Less than 11 months later — in the midst of his breakout sophomore campaign that garnered ACC All-Defensive Team honors and a selection as an All-ACC Honorable Mention — Beekman did it again. The unranked Cavaliers were trailing No. 7 Duke by two points with seven seconds remaining at Cameron Indoor Stadium, having won only one game in their previous 20 road trips to Durham, N.C.

It felt inevitable that the perennially dominant Blue Devils would escape with a win. But as Beekman stood under Virginia’s basket, inbounded the ball to Clark, made a cut to the left wing and received the ball back with space to shoot, shades of Syracuse returned. In front of Duke’s “Cameron Crazies,” the sophomore drained a dagger of a three-pointer with 1.1 seconds remaining. When the Blue Devils’ last gasp failed, the Cavalier bench flooded onto the court. It was a sea of navy blue jerseys this time, but the player being celebrated was the same — a jubilant, man-of-the-moment Beekman. 

His legend only grew during junior and senior seasons that featured a pair of ACC Defensive Player of the Year awards — Beekman was the first player to earn the honor in back-to-back seasons since 2012 — as well as two selections each on All-ACC teams and ACC-All Tournament teams. There were no more game-winning, buzzer-beating shots after the one at Duke, but Beekman’s consistency on both ends of the floor constantly propelled Virginia to victories in less newsworthy ways.

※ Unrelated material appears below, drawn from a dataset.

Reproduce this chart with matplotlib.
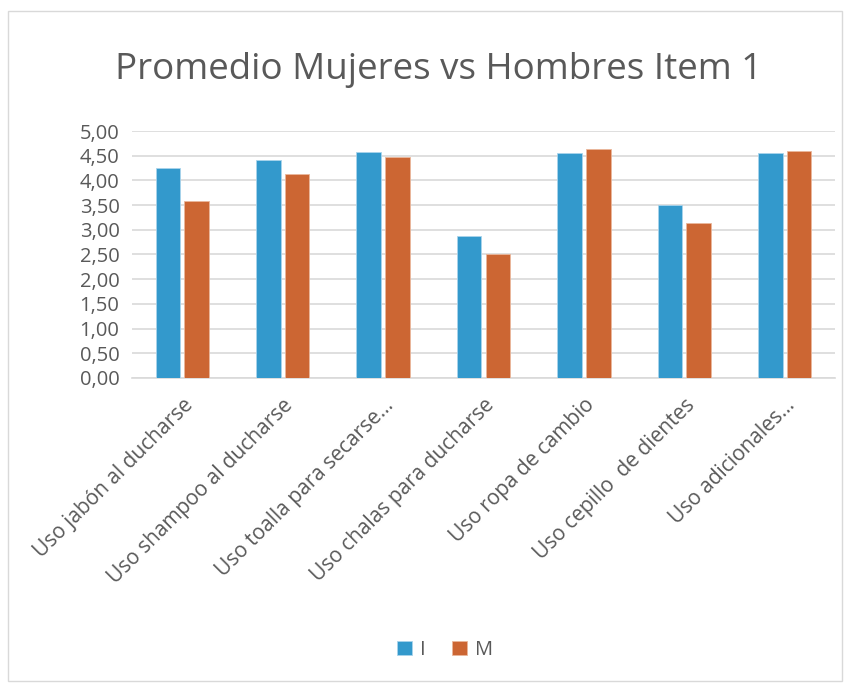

Often tasked with defending the opposing team’s best guard and leading the Cavaliers’ offensive charge, Beekman expended an incredible level of energy in every game he played for Virginia. Some of his notable defensive masterclasses included a pair of five-steal games in wins against North Carolina as a junior, four steals and two blocks in a victory over Clemson the same year and most recently, a stalwart display in holding the Tar Heels’ senior guard RJ Davis — the 2024 ACC Player of the Year — to one-for-14 shooting in February. 

Beekman’s defensive efforts were impressive enough to warrant a special honor during home games — whenever he recorded a steal or a block in John Paul Jones Arena, the student section collectively clapped their hands together in an up-and-down motion to emulate a beak. It fit Beekman and Virginia’s brand of basketball perfectly, displaying a unique love for a generally less appreciated side of the game.

Beekman finished his Cavalier career as the program’s all-time steals leader, and if he was not so gifted defensively, his offensive capabilities would have gotten more shine. He was the steadiest guard presence in the ACC during his career, leading the conference in assists twice and assist-to-turnover ratio three times. He also found a new knack for scoring the basketball as a senior, leading the team in scoring at 14.3 points per game and posting five 20-point performances that all resulted in wins for Virginia. 

During a darker period for the program relative to previous successes — the Cavaliers did not win an NCAA Tournament game in his career — Beekman carried Virginia wherever they went. A top-four ACC finish and an NCAA Tournament berth in 2024 would have seemed impossible had he chosen to leave for the NBA last offseason, but with Beekman’s services, it was hardly a surprise. 

Most notably, in an era of college basketball where players are more inclined to transfer than ever, Beekman stayed and poured four years of unrelenting effort into Cavalier basketball. Thus, it is perhaps oddly fitting that he never lifted an ACC or NCAA Championship trophy for Virginia — Beekman’s contributions to the program meant so much more than a piece of hardware ever could. His impending absence will leave a gaping hole during the starting lineup introductions at JPJ next season, but for now, a moment of appreciation is in order — thank you, Reece Beekman.